Fighting systemic racism and climate change, they’re ready to make lists and take names
By Guy Page
The 2021-22 Vermont Legislature is making lists and taking names like no other before it.
In its war against systemic racism and climate change, this Legislature has created numerous problem-solving per diem advisory boards and commissions. To borrow a culturally-obsolete reference from mid-20th century movies, they are the White Hats.
To bring the Black Hats to justice, the White Hats need to know where they are lurking. Thus the push for (at least) four new statewide registries. All have made significant progress under the Golden Dome. None have become law – yet.
Surface water withdrawers. In the name of saving Vermont lakes, streams and ponds from climate-change induced drought, H466 requires that “beginning on January 1, 2023, any person withdrawing 5,000 gallons or more of surface water within a 24-hour period shall register with the Secretary.” A press release by former Rep. David Deen explains the ‘why’ of H466 but says less about the ‘how.’
Here’s how the H466 registry would work.
Registrants must describe when and how water will be withdrawn, how much they plan to withdraw, and what they will use it for. An annual report will be required. Withdrawals above 50,000 gallons/day must be metered. The bill says nothing specific about cost or fees.
Fire departments, hydropower, public water suppliers, and cows drinking directly from a stream or pond are exempt. Snowmakers are covered by law elsewhere. Covered uses include agricultural irrigation, industrial uses, livestock watering, water supply, aquaculture, or other off-stream uses.
H466 is now in the Senate Natural Resources and Energy Committee.
Police officers. S250, passed yesterday by the Vermont Senate, requires “The Vermont Criminal Justice Council shall maintain a database cataloging any potential impeachment information concerning a law enforcement officer.”

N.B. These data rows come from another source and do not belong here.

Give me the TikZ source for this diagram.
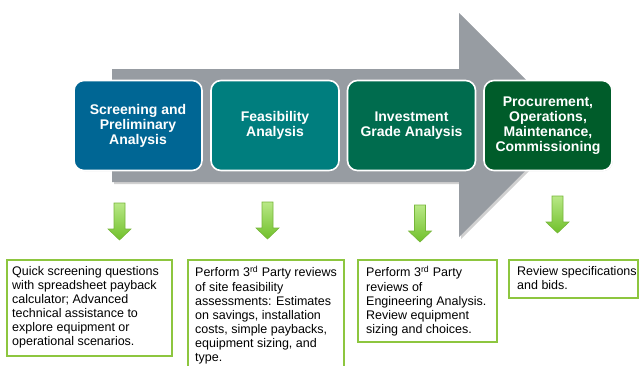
\documentclass[tikz,border=0pt]{standalone}
\usepackage{fontspec}
\setmainfont{Liberation Sans}
\usetikzlibrary{shadows}
\definecolor{arrgray}{RGB}{151,156,162}
\definecolor{boxA}{RGB}{0,102,148}
\definecolor{boxB}{RGB}{0,126,126}
\definecolor{boxC}{RGB}{0,108,78}
\definecolor{boxD}{RGB}{0,92,42}
\definecolor{gTop}{RGB}{185,232,135}
\definecolor{gBot}{RGB}{112,192,42}
\definecolor{gLine}{RGB}{118,182,58}
\definecolor{frameGreen}{RGB}{141,198,63}
\begin{document}
\begin{tikzpicture}[x=1pt,y=-1pt,
  stagebox/.style={rounded corners=10pt, draw=white, line width=1.6pt,
    minimum width=128pt, minimum height=90pt, inner sep=0pt,
    text=white, align=center,
    drop shadow={opacity=0.2, shadow xshift=0.8pt, shadow yshift=-0.8pt},
    font=\fontsize{14}{15}\selectfont\bfseries},
  notebox/.style={draw=frameGreen, line width=2.3pt, fill=white,
    drop shadow={opacity=0.25, shadow xshift=1pt, shadow yshift=-1pt}},
  notetext/.style={anchor=north west, inner sep=0pt, align=left,
    font=\fontsize{12.5}{14.1}\selectfont},
  greendown/.pic={
    \shade[top color=gTop, bottom color=gBot, draw=gLine, line width=0.6pt]
      (-5.5,0) -- (5.5,0) -- (5.5,26) -- (11.5,26) -- (0,37)
      -- (-11.5,26) -- (-5.5,26) -- cycle;}
]
\useasboundingbox (0,0) rectangle (639,365);
\clip (0,0) rectangle (639,365);

% big gray arrow with soft shadow
\fill[black, opacity=0.18] (114,71) -- (461,71) -- (461,15) -- (573,127)
  -- (461,239) -- (461,184) -- (114,184) -- cycle;
\fill[arrgray] (112,69) -- (459,69) -- (459,13) -- (571,125)
  -- (459,237) -- (459,182) -- (112,182) -- cycle;

% stage boxes
\node[stagebox, fill=boxA] (s1) at (138,125.5) {Screening and\\Preliminary\\Analysis};
\node[stagebox, fill=boxB] (s2) at (275,125.5) {Feasibility\\Analysis};
\node[stagebox, fill=boxC] (s3) at (411.5,125.5) {Investment\\Grade Analysis};
\node[stagebox, fill=boxD] (s4) at (548,125.5) {Procurement,\\Operations,\\Maintenance,\\Commissioning};

% green down arrows
\pic at (119.5,203) {greendown};
\pic at (267.5,202) {greendown};
\pic at (420,205) {greendown};
\pic at (557.5,196) {greendown};

% note boxes
\draw[notebox] (7,260) rectangle (172,356);
\draw[notebox] (188,260) rectangle (344,380);
\draw[notebox] (358,260) rectangle (497,342);
\draw[notebox] (509,260) rectangle (638,298);

\node[notetext] (t1) at (12,266) {Quick screening questions\\with spreadsheet payback\\calculator; Advanced\\technical assistance to\\explore equipment or\\operational scenarios.};
\node[notetext] (t2) at (195,266) {Perform 3\textsuperscript{rd} Party reviews\\of site feasibility\\assessments: Estimates\\on savings, installation\\costs, simple paybacks,\\equipment sizing, and\\type.};
\node[notetext] (t3) at (366,266) {Perform 3\textsuperscript{rd} Party\\reviews of\\Engineering Analysis.\\Review equipment\\sizing and choices.};
\node[notetext] (t4) at (517,266) {Review specifications\\and bids.};
\end{tikzpicture}
\end{document}
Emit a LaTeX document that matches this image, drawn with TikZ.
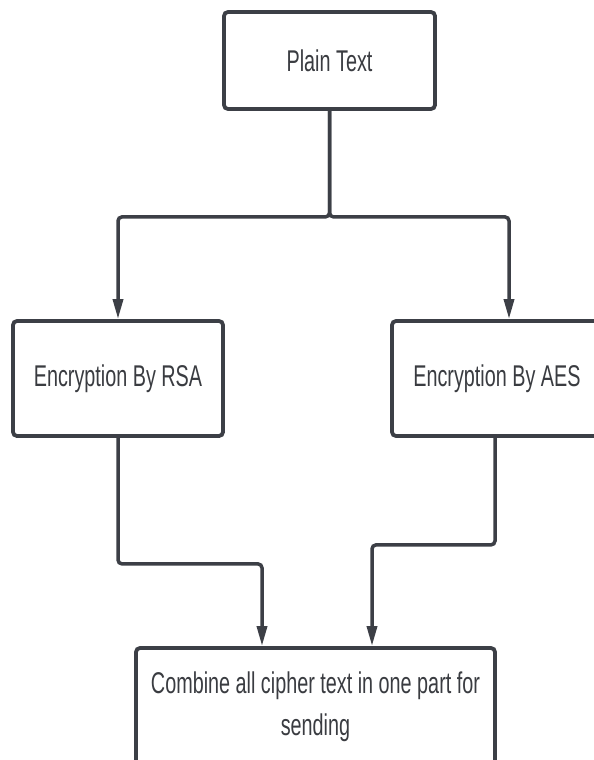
\documentclass[tikz,border=0pt]{standalone}
\usepackage{fontspec}
\setmainfont[FakeStretch=0.66]{Liberation Sans}
\usetikzlibrary{arrows.meta}
\definecolor{ink}{HTML}{3C3F46}
\definecolor{txt}{HTML}{3A3C41}
\tikzset{
  box/.style={draw=ink, line width=3.8pt, rounded corners=4pt, fill=white,
    text=txt, align=center, inner sep=0pt,
    font=\fontsize{30}{42}\selectfont},
  conn/.style={draw=ink, line width=3.5pt, rounded corners=4pt,
    -{Triangle[length=20pt,width=10pt]}}
}
\begin{document}
\begin{tikzpicture}[x=1pt,y=-1pt]
  \useasboundingbox (0,0) rectangle (594,760);
  \clip (0,0) rectangle (594,760);
  \fill[white] (0,0) rectangle (594,760);

  % process boxes
  \node[box, minimum width=211pt, minimum height=97pt]  (plain) at (329.5,60.5) {Plain Text};
  \node[box, minimum width=210pt, minimum height=115pt] (rsa)   at (118,378.5)  {Encryption By RSA};
  \node[box, minimum width=210pt, minimum height=115pt] (aes)   at (497,378.5)  {Encryption By AES};
  \node[box, minimum width=359pt, minimum height=118pt] (comb)  at (315.5,707)
    {Combine all cipher text in one part for\\sending};

  % split into the two encryptions
  \draw[conn] (plain.south) -- ++(0,106) -| (rsa.north);
  \draw[conn] (plain.south) -- ++(0,106) -| ([xshift=12pt]aes.north);

  % merge the two cipher texts
  \draw[conn] (rsa.south) -- ++(0,126) -| ([xshift=-53.5pt]comb.north);
  \draw[conn] ([xshift=-2pt]aes.south) -- ++(0,107) -| ([xshift=56.5pt]comb.north);
\end{tikzpicture}
\end{document}
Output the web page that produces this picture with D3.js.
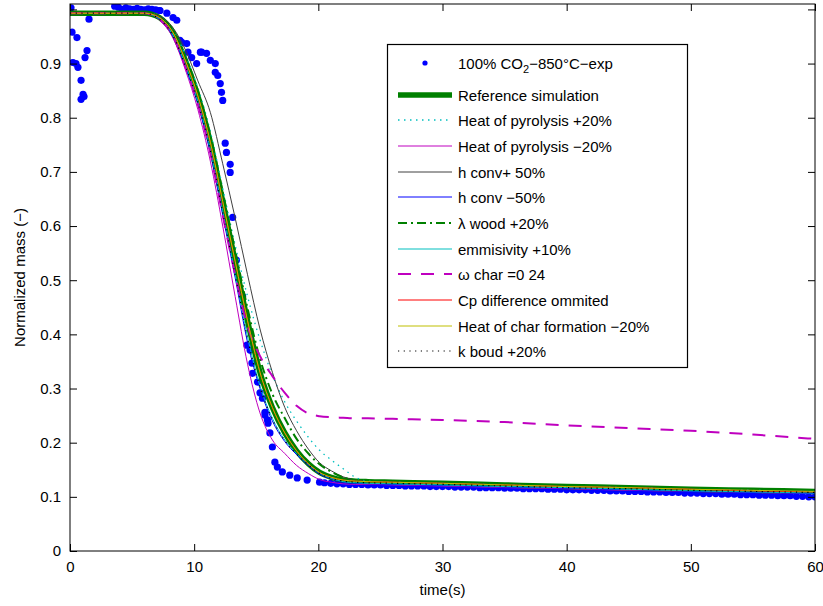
<!DOCTYPE html>
<html><head><meta charset="utf-8">
<script src="https://cdn.jsdelivr.net/npm/d3@7"></script>
<style>body{margin:0;background:#fff}text{font-family:"Liberation Sans",Arial,sans-serif}</style>
</head><body><svg id="c" width="823" height="606"></svg>
<script>
const simTime = [0, 6, 6.6, 7.2, 8.3, 9.3, 10.3, 11.3, 12.3, 13.3, 14.3, 15.3, 16.3, 17.3, 18.25, 19.2, 20.1, 21.05, 22, 23, 24, 26, 30, 35, 40, 45, 50, 55, 60];
const refSim   = [0.993,0.993,0.991,0.985,0.957,0.905,0.84,0.755,0.645,0.535,0.425,0.33,0.265,0.218,0.185,0.161,0.145,0.136,0.131,0.129,0.128,0.127,0.125,0.122,0.119,0.117,0.114,0.112,0.110];
const hopPlus  = [0.993,0.993,0.992,0.987,0.962,0.915,0.855,0.775,0.67,0.565,0.47,0.39,0.325,0.275,0.24,0.21,0.186,0.168,0.152,0.136,0.129,0.127,0.125,0.122,0.119,0.117,0.114,0.112,0.110];
const hopMinus = [0.993,0.993,0.99,0.981,0.947,0.888,0.815,0.72,0.60,0.47,0.345,0.255,0.205,0.18,0.158,0.143,0.132,0.127,0.124,0.123,0.123,0.122,0.120,0.117,0.115,0.112,0.110,0.108,0.106];
const hconvPlus = [0.993,0.993,0.992,0.988,0.966,0.925,0.868,0.81,0.715,0.615,0.51,0.41,0.33,0.265,0.222,0.188,0.163,0.148,0.137,0.131,0.128,0.127,0.125,0.122,0.119,0.117,0.114,0.112,0.110];
const hconvMinus = [0.993,0.993,0.99,0.982,0.95,0.893,0.825,0.735,0.62,0.505,0.385,0.3,0.24,0.202,0.178,0.158,0.142,0.133,0.127,0.125,0.124,0.123,0.121,0.118,0.116,0.113,0.110,0.108,0.106];
const lambdaWood = [0.993,0.993,0.991,0.986,0.96,0.912,0.85,0.768,0.663,0.555,0.448,0.355,0.29,0.245,0.207,0.18,0.16,0.146,0.136,0.13,0.128,0.127,0.125,0.122,0.119,0.117,0.114,0.112,0.110];
const emissivity = [0.993,0.993,0.99,0.983,0.952,0.897,0.83,0.742,0.628,0.512,0.395,0.305,0.245,0.205,0.18,0.16,0.144,0.134,0.128,0.126,0.125,0.124,0.122,0.119,0.117,0.114,0.111,0.109,0.107];
const omegaChar = [0.993,0.993,0.99,0.982,0.95,0.893,0.825,0.735,0.62,0.51,0.415,0.36,0.323,0.292,0.268,0.254,0.249,0.247,0.246,0.245,0.245,0.244,0.242,0.238,0.232,0.227,0.222,0.215,0.207];
const cpOmitted = [0.993,0.993,0.991,0.985,0.957,0.905,0.84,0.755,0.645,0.535,0.425,0.33,0.265,0.218,0.185,0.161,0.145,0.136,0.131,0.129,0.128,0.127,0.125,0.122,0.119,0.117,0.114,0.111,0.109];
const charHeat = [0.993,0.993,0.991,0.985,0.957,0.905,0.84,0.755,0.645,0.535,0.425,0.33,0.265,0.218,0.185,0.161,0.145,0.136,0.131,0.129,0.128,0.127,0.125,0.122,0.119,0.117,0.114,0.112,0.110];
const kBoud = [0.993,0.993,0.99,0.982,0.951,0.895,0.828,0.74,0.625,0.51,0.392,0.303,0.243,0.204,0.179,0.159,0.143,0.134,0.129,0.127,0.126,0.125,0.123,0.120,0.117,0.115,0.112,0.110,0.108];

const expTime = [0.08,0.16,0.56,0.24,0.48,0.64,0.89,0.89,1.13,1.05,1.21,1.37,1.53,
 3.6,3.9,4.2,4.5,4.8,5.1,5.4,5.7,6.0,6.3,6.6,6.9,7.2,
 7.25,7.8,8.3,8.6,8.85,9.0,9.4,9.5,9.8,10.2,10.5,10.6,11.0,11.3,11.7,11.7,11.9,12.1,12.2,12.3,
 12.5,12.6,12.9,12.9,13.1,13.4,13.9,14.25,14.5,14.65,14.7,15.1,15.3,15.5,15.7,15.7,15.9,15.95,16.1,16.3,16.5,16.7,17.1,17.7,18.3,19.1,20.1,
 20.5,21,21.5,22,22.5,23,23.5,24,24.5,25,25.5,26,26.5,27,27.5,28,28.5,29,29.5,30,30.5,31,31.5,32,32.5,33,33.5,34,34.5,35,35.5,36,36.5,37,37.5,38,38.5,39,39.5,40,40.5,41,41.5,42,42.5,43,43.5,44,44.5,45,45.5,46,46.5,47,47.5,48,48.5,49,49.5,50,50.5,51,51.5,52,52.5,53,53.5,54,54.5,55,55.5,56,56.5,57,57.5,58,58.5,59,59.5,60];
const expMass = [1.003,0.958,0.948,0.902,0.9,0.893,0.869,0.834,0.839,0.843,0.911,0.924,0.982,
 1.006,1.004,1.0,1.003,1.001,1.0,1.002,1.0,0.999,1.001,1.0,0.999,0.998,
 0.998,0.993,0.985,0.98,0.943,0.939,0.937,0.921,0.911,0.9,0.921,0.921,0.919,0.906,0.9,0.884,0.878,0.863,0.847,0.832,
 0.753,0.736,0.714,0.699,0.616,0.537,0.47,0.38,0.371,0.347,0.328,0.312,0.292,0.282,0.256,0.251,0.242,0.236,0.218,0.192,0.164,0.155,0.146,0.14,0.135,0.131,0.127,
 0.126,0.125,0.124,0.124,0.123,0.123,0.123,0.122,0.122,0.122,0.121,0.121,0.121,0.120,0.120,0.120,0.120,0.119,0.119,0.119,0.119,0.118,0.118,0.118,0.118,0.117,0.117,0.117,0.117,0.116,0.116,0.116,0.115,0.115,0.115,0.115,0.114,0.114,0.114,0.113,0.113,0.113,0.113,0.112,0.112,0.112,0.111,0.111,0.111,0.110,0.110,0.110,0.109,0.109,0.109,0.108,0.108,0.108,0.107,0.107,0.107,0.106,0.106,0.106,0.105,0.105,0.105,0.104,0.104,0.104,0.103,0.103,0.103,0.102,0.102,0.102,0.101,0.101,0.100,0.100];

const xTicks = [0,10,20,30,40,50,60];
const yTicks = [0,0.1,0.2,0.3,0.4,0.5,0.6,0.7,0.8,0.9,1.0];
const yTickLabels = ["0","0.1","0.2","0.3","0.4","0.5","0.6","0.7","0.8","0.9",""];
const legendLabels = ["100% CO2−850°C−exp","Reference simulation","Heat of pyrolysis +20%","Heat of pyrolysis −20%","h conv+ 50%","h conv −50%","λ wood +20%","emmisivity +10%","ω char =0 24","Cp difference ommited","Heat of char formation −20%","k boud +20%"];

const svg = d3.select("#c");
const L=70,R=815,T=4,B=551;
const x = d3.scaleLinear().domain([0,60]).range([L,R]);
const y = d3.scaleLinear().domain([0,1.01]).range([B,T]);

svg.append("defs").append("clipPath").attr("id","clip").append("rect").attr("x",L).attr("y",T).attr("width",R-L).attr("height",B-T);
const g = svg.append("g").attr("clip-path","url(#clip)");

g.selectAll("circle.exp").data(expTime.map((t,i)=>[t,expMass[i]])).join("circle")
 .attr("cx",d=>x(d[0])).attr("cy",d=>y(d[1])).attr("r",3.6).attr("fill","#0000ff");

const series = [
 {v:refSim, c:"#008000", w:5.5, d:null},
 {v:hopPlus, c:"#00bfbf", w:1.3, d:"1.5,4.5"},
 {v:hopMinus, c:"#bf00bf", w:1, d:null},
 {v:hconvPlus, c:"#404040", w:1, d:null},
 {v:hconvMinus, c:"#0000ff", w:1, d:null},
 {v:lambdaWood, c:"#008000", w:2, d:"9,4,2,4"},
 {v:emissivity, c:"#00bfbf", w:1, d:null},
 {v:omegaChar, c:"#bf00bf", w:2, d:"13,10"},
 {v:cpOmitted, c:"#ff0000", w:1, d:null},
 {v:charHeat, c:"#bfbf00", w:1, d:null},
 {v:kBoud, c:"#000000", w:1.2, d:"1.2,4.5"}
];
const line = d3.line().x(d=>x(d[0])).y(d=>y(d[1])).curve(d3.curveMonotoneX);
series.forEach(s=>{
 g.append("path").datum(simTime.map((t,i)=>[t,s.v[i]])).attr("d",line)
  .attr("fill","none").attr("stroke",s.c).attr("stroke-width",s.w)
  .attr("stroke-dasharray",s.d).attr("stroke-linejoin","round");
});

svg.append("rect").attr("x",L).attr("y",T).attr("width",R-L).attr("height",B-T).attr("fill","none").attr("stroke","#000").attr("stroke-width",1);
const xa = svg.append("g").attr("transform",`translate(0,${B})`).call(d3.axisBottom(x).tickValues(xTicks).tickSize(-7).tickPadding(10).tickFormat(d3.format("d")));
const xt = svg.append("g").attr("transform",`translate(0,${T})`).call(d3.axisTop(x).tickValues(xTicks).tickSize(-7).tickFormat(""));
const ya = svg.append("g").attr("transform",`translate(${L},0)`).call(d3.axisLeft(y).tickValues(yTicks).tickSize(-7).tickPadding(9).tickFormat((d,i)=>yTickLabels[i]));
const yr = svg.append("g").attr("transform",`translate(${R},0)`).call(d3.axisRight(y).tickValues(yTicks).tickSize(-7).tickFormat(""));
[xa,xt,ya,yr].forEach(a=>{a.select(".domain").remove();a.selectAll("line").attr("stroke","#000");a.selectAll("text").attr("font-size",15).attr("fill","#000").attr("font-family","Liberation Sans, Arial");});

svg.append("text").attr("x",(L+R)/2).attr("y",595).attr("text-anchor","middle").attr("font-size",15).text("time(s)");
svg.append("text").attr("transform",`translate(25,${(T+B)/2}) rotate(-90)`).attr("text-anchor","middle").attr("font-size",15).text("Normalized mass (−)");

const lg = svg.append("g");
lg.append("rect").attr("x",387.5).attr("y",44.5).attr("width",300).attr("height",323).attr("fill","#fff").attr("stroke","#000").attr("stroke-width",1.2);
const ly = [63,95,120,146,172,197,223,249,274,300,326,351];
legendLabels.forEach((lab,i)=>{
 const yy = ly[i];
 if(i===0){
  lg.append("circle").attr("cx",425).attr("cy",yy).attr("r",2.6).attr("fill","#0000ff");
  const t = lg.append("text").attr("x",458).attr("y",yy+5.5).attr("font-size",15);
  t.append("tspan").text("100% CO");
  t.append("tspan").attr("font-size",11).attr("dy",4).text("2");
  t.append("tspan").attr("dy",-4).text("−850°C−exp");
 } else {
  const s = series[i-1];
  lg.append("line").attr("x1",398).attr("x2",452).attr("y1",yy).attr("y2",yy)
   .attr("stroke",s.c).attr("stroke-width",s.w).attr("stroke-dasharray",s.d);
  lg.append("text").attr("x",458).attr("y",yy+5.5).attr("font-size",15).text(lab);
 }
});
</script></body></html>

This is in effect a state registry of any information – true or not – that can be used against a cop. This registry would include:
- Any finding of misconduct that reflects upon the truthfulness or possible bias of the law enforcement officer
- Any past or pending criminal charge brought against the law enforcement officer;
- Any allegation of misconduct bearing upon truthfulness, bias, or integrity that is the subject of a pending investigation;
- Any prior findings by a judge that a law enforcement officer testified untruthfully, made a knowing false statement in writing, engaged in an unlawful search or seizure, illegally obtained a confession, or engaged in other misconduct.
- Any misconduct finding or pending misconduct allegation that either casts a substantial doubt upon the accuracy of a law enforcement officer as a witness, including testimony, that a prosecutor intends to rely on to prove an element of any crime charged, or that might have a significant bearing on the admissibility of prosecution evidence;
- Information that may be used to suggest that the law enforcement officer is biased for or against a defendant.
- Information that reflects that the law enforcement officer’s ability to perceive and recall truth is impaired.
The sponsor of S250 is Sen. Kesha Ram Hinsdale (D-Chittenden), who has said “we must divest from policing” and “there is no such thing as a good officer.” It passed the Senate on a voice vote, with at least one Republican vowing to oppose it. Sen. Joe Benning (R-Caledonia), a defense lawyer, reportedly said “It is my personal belief, as a criminal defense attorney, that one should never gather data on someone merely because an allegation has been made about them.”
Gov. Scott has vetoed the following two bills. Legislative leaders are currently trying to weave them into existing bills in the hopes the governor won’t throw out the baby (good legislation in the bills) with the already-rejected bathwater (the registries).
Home-improvement contractors. H157, licensing of contractors, would require both licensing, registry and certification of almost all home-related contractors. The climate angle is that the bill also requires contractors to learn low-carbon building practices.
It passed the House by 82 votes, well short of the 100 needed for a veto, and the delay of the veto vote until at least late April suggests the votes aren’t there now. Opponents say it could cripple small business contractors at a time when their skills are especially needed to repair existing housing and build new homes.
Landlords. S79 would create a state registry of rental property owners. Supporters say it would open up funding streams for rental rehab, while critics say it also could open them up to more state oversight and regulation. While the current draft doesn’t specifically mention climate change, it would amend Vermont law dealing with rental safety and energy standards. Once a registry is in place, it would be easy for the Legislature to impose and enforce strict carbon-reduction standards, or further anti-discrimination regulations or laws.